Cannot overtfit on a single training sample

Hello there! For my own project, I have a dataset of RGB (3 channel) images. And the ground truth is 12 channels. In each of these channels there can be values ranging from [0-1]. And the channels are independent of each other, and not one hot encoded of course.

I was trying to train a U-Net on this data. And for experiment I took a couple of samples and trained on one and validated on the other. I was expecting to get close to perfect accuracy on the training sample since the model should overfit after a sufficient number of epochs, if I am not mistaken. However the loss starts to flatten out after a while and its not that close to ground truth either. Note that I am using MSE as the loss function. Is there anything that I might be missing? Or should I increase the complexity of the network, or use a different encoder backbone for the U-Net?

Thanks in advance, looking forward for your opinions and suggestions!

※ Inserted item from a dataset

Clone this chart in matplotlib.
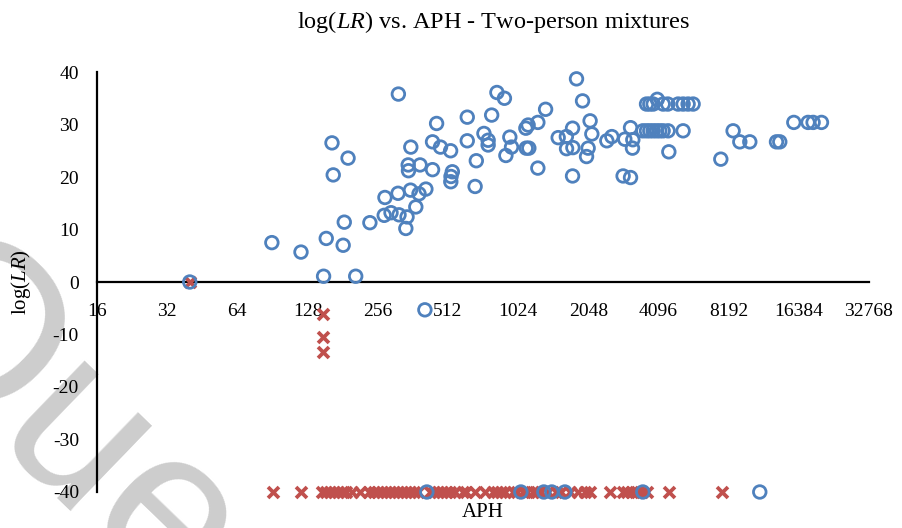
import matplotlib.pyplot as plt

plt.rcParams['font.family'] = 'Liberation Serif'
plt.rcParams['mathtext.fontset'] = 'custom'
plt.rcParams['mathtext.rm'] = 'Liberation Serif'
plt.rcParams['mathtext.it'] = 'Liberation Serif:italic'
plt.rcParams['axes.unicode_minus'] = False

# Two-person mixtures: APH (x) and log(LR) (y)
blue_aph = [40, 90, 120, 150, 206, 154, 182, 184, 163, 191, 165, 237, 314, 275, 313,
            354, 412, 385, 373, 273, 292, 316, 342, 338, 355, 346, 347, 389, 440, 440,
            458, 476, 526, 535, 528, 527, 620, 620, 678, 670, 731, 762, 762, 789, 831,
            895, 944, 960, 908, 1131, 1106, 1110, 1139, 1245, 1344, 1245, 1522, 1650,
            1754, 1653, 1760, 1824, 1936, 2086, 2122, 2046, 2014, 1754, 2461, 2586,
            2939, 3110, 3181, 3170, 2890, 3110,
            3642, 3762, 3888, 4291, 4494, 4976, 5227, 5491, 5770, 4050,
            3512, 3642, 3762, 3888, 4020, 4153, 4291, 4507, 5227,
            4540, 7585, 8565, 9152, 10100, 13146, 13581, 15600, 17955, 18874, 20500,
            408, 416, 1053, 1321, 1429, 1626, 3512, 11146]
blue_lr = [0, 7.5, 5.7, 1.1, 1.1, 8.3, 7.0, 11.4, 26.5, 23.6, 20.4, 11.3, 35.8, 16.1, 16.9,
           17.5, 17.7, 16.8, 14.3, 12.7, 13.2, 12.8, 12.4, 10.2, 25.7, 22.3, 21.2, 22.3, 21.4, 26.7,
           30.2, 25.7, 25.0, 21.0, 20.1, 19.1, 31.4, 26.9, 23.1, 18.2, 28.3, 27.0, 26.1, 31.8, 36.1,
           35.0, 27.6, 25.7, 24.1, 29.9, 29.3, 25.5, 25.5, 30.4, 32.9, 21.7, 27.5, 27.7,
           29.3, 25.4, 25.6, 38.7, 34.5, 30.7, 28.2, 25.5, 23.9, 20.2, 26.9, 27.7,
           27.2, 29.4, 27.1, 25.5, 20.2, 19.9,
           33.9, 33.9, 33.9, 33.9, 33.9, 33.9, 33.9, 33.9, 33.9, 34.8,
           28.8, 28.8, 28.8, 28.8, 28.8, 28.8, 28.8, 28.8, 28.8,
           24.8, 23.4, 28.8, 26.7, 26.7, 26.7, 26.7, 30.4, 30.4, 30.4, 30.4,
           -5.3, -40, -40, -40, -40, -40, -40, -40]

red_aph = [40, 148.5, 148.5, 148.5,
           91, 120, 147.5, 153.5, 159.7, 166, 172.8, 179.8, 187, 198.4, 214.7, 234.7,
           246.6, 256.5, 266.9, 277.6, 288.8, 300.5, 312.5, 325.1, 338.2, 351.9, 366.1,
           380.8, 428.7, 446, 464, 482.7, 502, 522, 548.7, 593.8, 611.5, 668.6, 737.7,
           798.4, 830.5, 864, 898.9, 972.8, 1012, 1073.6, 1116.8, 1185, 1233, 1283,
           1375, 1487, 1563, 1708, 1848, 1981, 2081, 2535, 2882, 2998, 3149, 3309,
           3477, 3653, 4540, 7660]
red_lr = [0, -6.0, -10.4, -13.3] + [-40] * (len(red_aph) - 4)

xticks = [16, 32, 64, 128, 256, 512, 1024, 2048, 4096, 8192, 16384, 32768]
yticks = [-40, -30, -20, -10, 0, 10, 20, 30, 40]

fig = plt.figure(figsize=(9.03, 5.28), dpi=100)
ax = fig.add_axes([0.1074, 0.0682, 0.8549, 0.7954])
ax.patch.set_alpha(0)

# faint watermark behind the chart
fig.text(0.062, 0.19, 'Que', family='Liberation Sans', fontsize=160, color='#cdcdcd',
         rotation=-44, rotation_mode='anchor', ha='center', va='center', zorder=-5)

ax.scatter(red_aph, red_lr, marker='x', s=62, color='#c0504d', linewidths=2.7,
           clip_on=False, zorder=3)
ax.scatter(blue_aph, blue_lr, marker='o', s=82, facecolors='none', edgecolors='#4f81bd',
           linewidths=2.0, clip_on=False, zorder=4)

ax.set_xscale('log', base=2)
ax.set_xlim(16, 32768)
ax.set_ylim(-40, 40)
ax.set_xticks(xticks)
ax.set_xticklabels([str(v) for v in xticks])
ax.set_yticks(yticks)
ax.minorticks_off()
ax.tick_params(length=0, labelsize=14)
ax.tick_params(axis='x', pad=15)
ax.tick_params(axis='y', pad=13)

ax.spines['top'].set_visible(False)
ax.spines['right'].set_visible(False)
ax.spines['bottom'].set_position(('data', 0))
for s in ('left', 'bottom'):
    ax.spines[s].set_linewidth(1.6)
    ax.spines[s].set_zorder(2)

ax.set_xlabel('APH', fontsize=15)
ax.xaxis.set_label_coords(0.5, -0.026)
ax.set_ylabel('log($LR$)', fontsize=15)
ax.yaxis.set_label_coords(-0.083, 0.5)

fig.text(0.547, 0.958, 'log($LR$) vs. APH - Two-person mixtures', fontsize=17.5,
         ha='center', va='center')

fig.savefig('out.png', dpi=100)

Just to make sure I understand, you are trying to predict 12 continuous valued masks from an RGB image? To me that’s a pretty intense objective, and you might just be running up against your irreducible error. I’d try the whole setup and see if the model is generalizing to validation data first. You might need a deeper U-net or wider decoding layers.

Yes that is correct. Lets say for 1 channel, each values in that channel would tell a certain property of all the pixels. More specifically if the output is 500x500x12, then the for a pixel there are 12 values that describe a 12 properties for that particular pixel.

I see, so this objective is requiring a lot out of your network. I suspect a wider decoder will eventually be useful, but I’d not be concerned with that yet. Try a full scale train/validation and see how it goes. If you pulled an off-the-shelf U-net model it should mostly work for your application.